Achevé
le 9
novembre
2013
Les
Nouvelles Confessions
de William
Boyd
roman
anglais,
1988
(éd. Points), 633
p.
«
Voici
l’histoire d’une vie. Ma vie. La vie d’un homme au vingtième
siècle. Ce que j’ai fait et ce qu’on m’a fait. Si parfois il
m’est arrivé d’employer quelque ornement innocent, cela n’a
jamais été que pour pallier un défaut de mémoire. J’ai pu
quelquefois prendre pour un fait ce qui n’était guère plus qu’une
probabilité, mais – et ceci est capital – je n’ai jamais fait
passer pour vrai ce que je savais être faux. Je me montre tel que je
fus : méprisable et vil quand je me comportai de la sorte ;
bon, généreux et sublime quand je l’ai été. J’ai toujours
observé de très près ceux qui m’entouraient et je ne me suis pas
épargné ce même examen minutieux. Je suis tout simplement un
réaliste.
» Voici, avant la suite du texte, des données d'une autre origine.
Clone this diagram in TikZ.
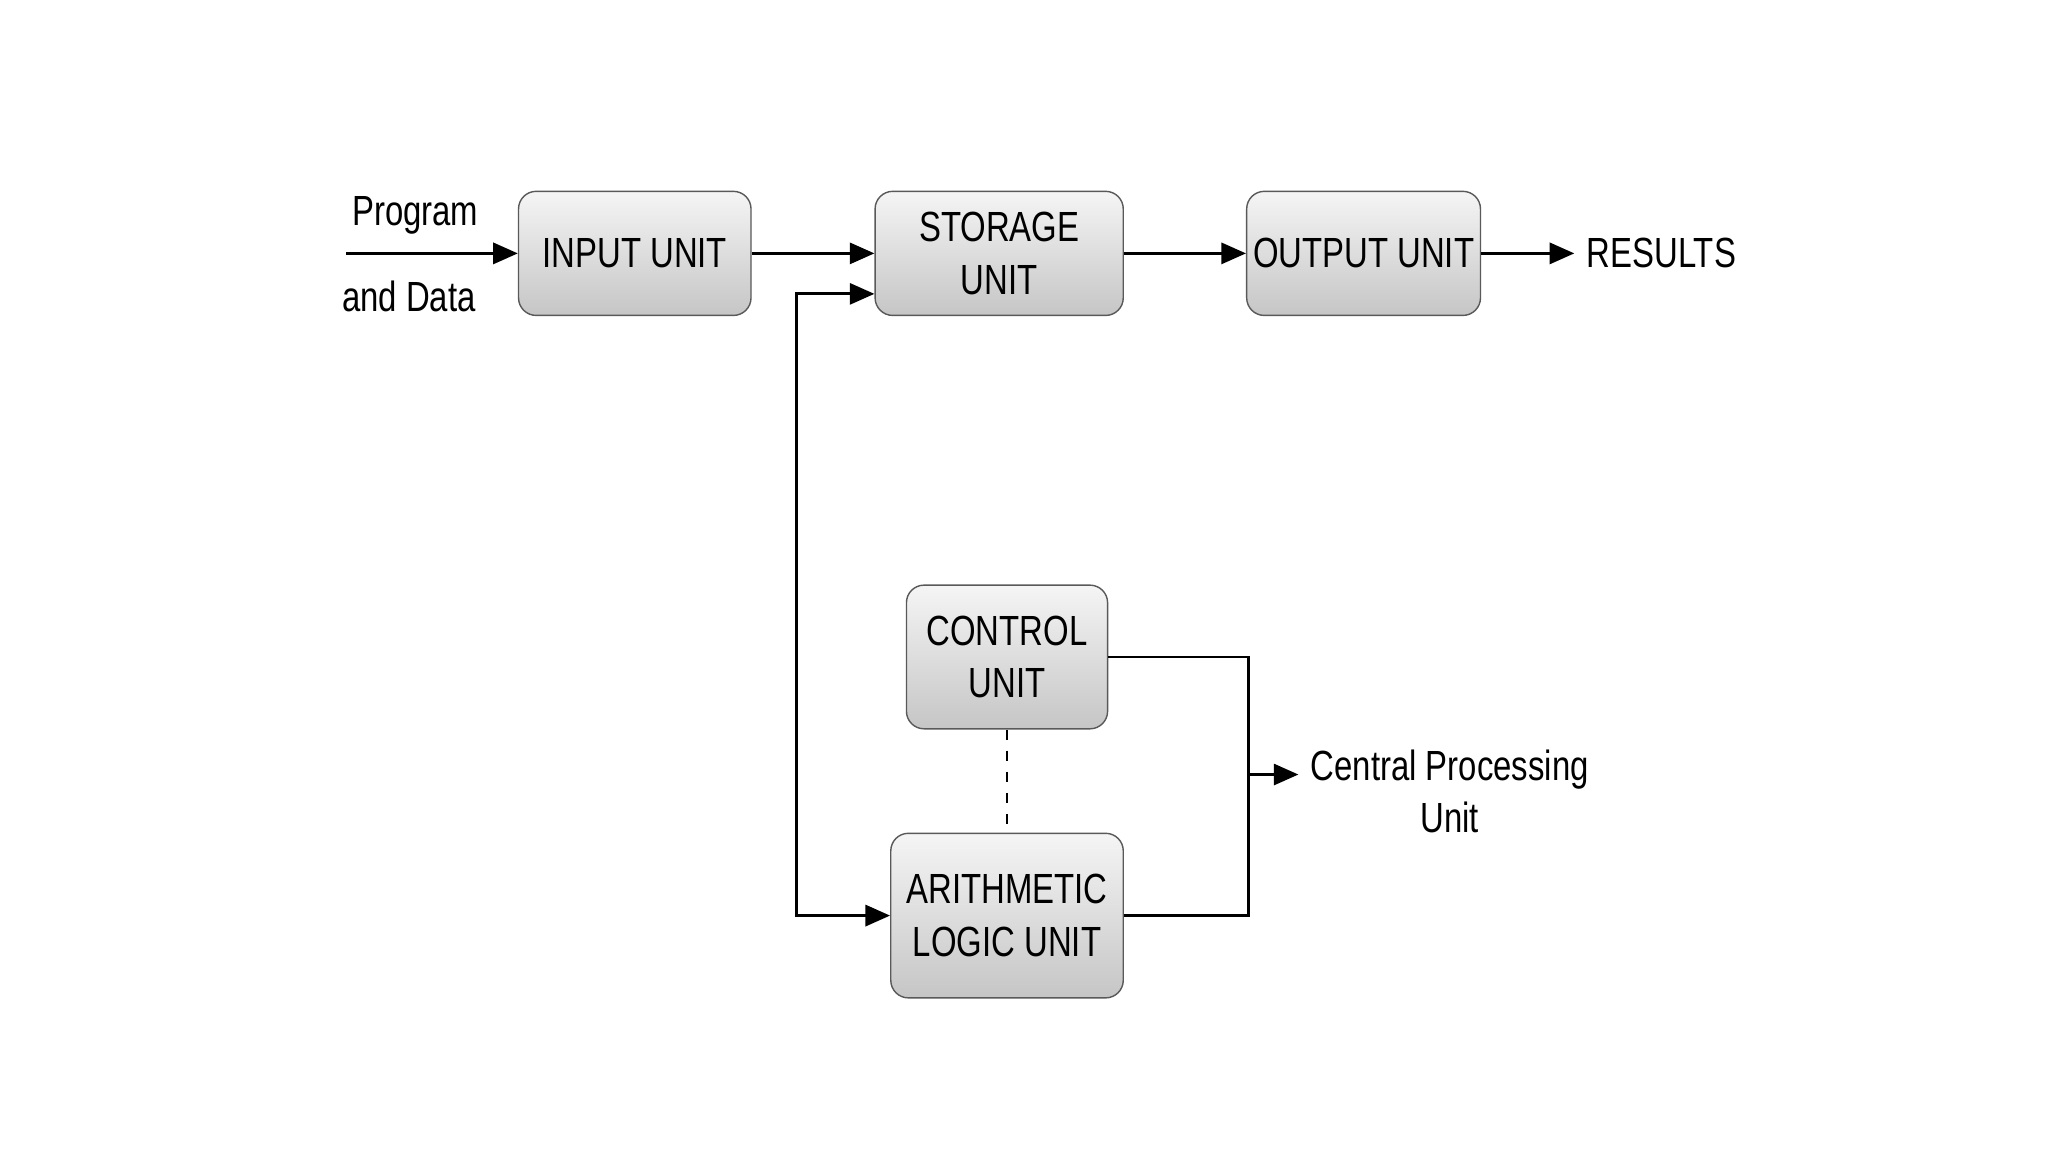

Je ne juge pas. Je note. Ainsi donc, me voici. Vous
pourrez gémir sur mes incroyables gaffes, me maudire pour mes
innombrables imbécillités et rougir jusqu’à la racine des
cheveux de mes confessions, mais – mais – pouvez-vous, je me le
demande, pouvez-vous vraiment mettre la main sur votre coeur et
dire : " Je fus meilleur que lui ? '' »
(p.14)
Il
m'arrive parfois de faire des razzias de livres de poche chez Emmaüs,
et dans ces piles de vieux bouquins à 10 ou 20 centimes, parfois
moins, je découvre souvent
de vrais trésors... Alors sans doute pensez-vous que j'arrive
franchement après la bataille, mais je l'avoue je ne connaissais pas
ce qui me paraît clairement être un classique de la littérature.
Au
début du 20e
siècle, les Breton, et autre Valéry, glorieux inspirateurs
du Surréalisme, condamnent haut et fort le « roman à la
Balzac », pour eux, ces histoires de personnages aux prises
avec leur époque, leur société, leur émotions sont définitivement
has
been,
plus jamais nous n'écrirons, disent-ils, « La marquise sortit
à cinq heures... ». Mais voilà, l'histoire littéraire leur a
définitivement donné tort, et, de mon point de vue, le roman à
la papa a encore de belles choses à nous apporter...
Dans
les Nouvelles
Confessions,
William Boyd délègue la parole à son personnage, John James Todd,
qui depuis sa retraite ensoleillée sur une île espagnole, dans les
années 70, retrace les grandes lignes de sa vie, de sa petite
enfance en Ecosse, auprès d'un père et d'un frère indifférents, à
son destin de cinéaste hollywoodien, en passant par les tranchées
de la première guerre mondiale, le Berlin des années 30, la chasse
aux communistes, etc... Le parti pris est celui de l'hommage rendu à
Rousseau, auteur des Confessions :
James John Todd promet d'écrire sa vie avec lucidité et honnêteté,
sur le modèle du fameux texte de Rousseau, mais ce contrat de
lecture entre lecteur et personnage-auteur n'est pas le seul aspect
rousseauiste à relever.
James John Todd en 1918 est prisonnier en Belgique occupée ;
il se lie d'amitié avec Karl-Heinz, son
gardien allemand, qui lui offre un jour, pour soulager l'ennui de la
captivité, un ouvrage, Les
Confessions
de Rousseau. Pour James John Todd, c'est une révélation : plus
tard, devenu l'un des premiers réalisateurs de l'histoire du cinéma,
celui du noir et blanc , et du muet, il ne cessera de chercher à
adapter à l'écran la biographie du philosophe des Lumières, sans
se rendre compte, que dans sa propre vie, il passe peu ou prou à
travers les mêmes épisodes, comme la relation trouble avec sa nurse
ou l'abandon de ses propres enfants...
Nul
besoin de connaître le texte de Rousseau pour savourer l'oeuvre de William Boyd, un très grand roman, par exemple pour qui s'intéresse à l'histoire du cinéma... Pour moi, William Boyd avec Les Nouvelles Confessions se situe quelque part entre Céline et
John Irving, et ça n'est pas peu dire ! Anaïs T.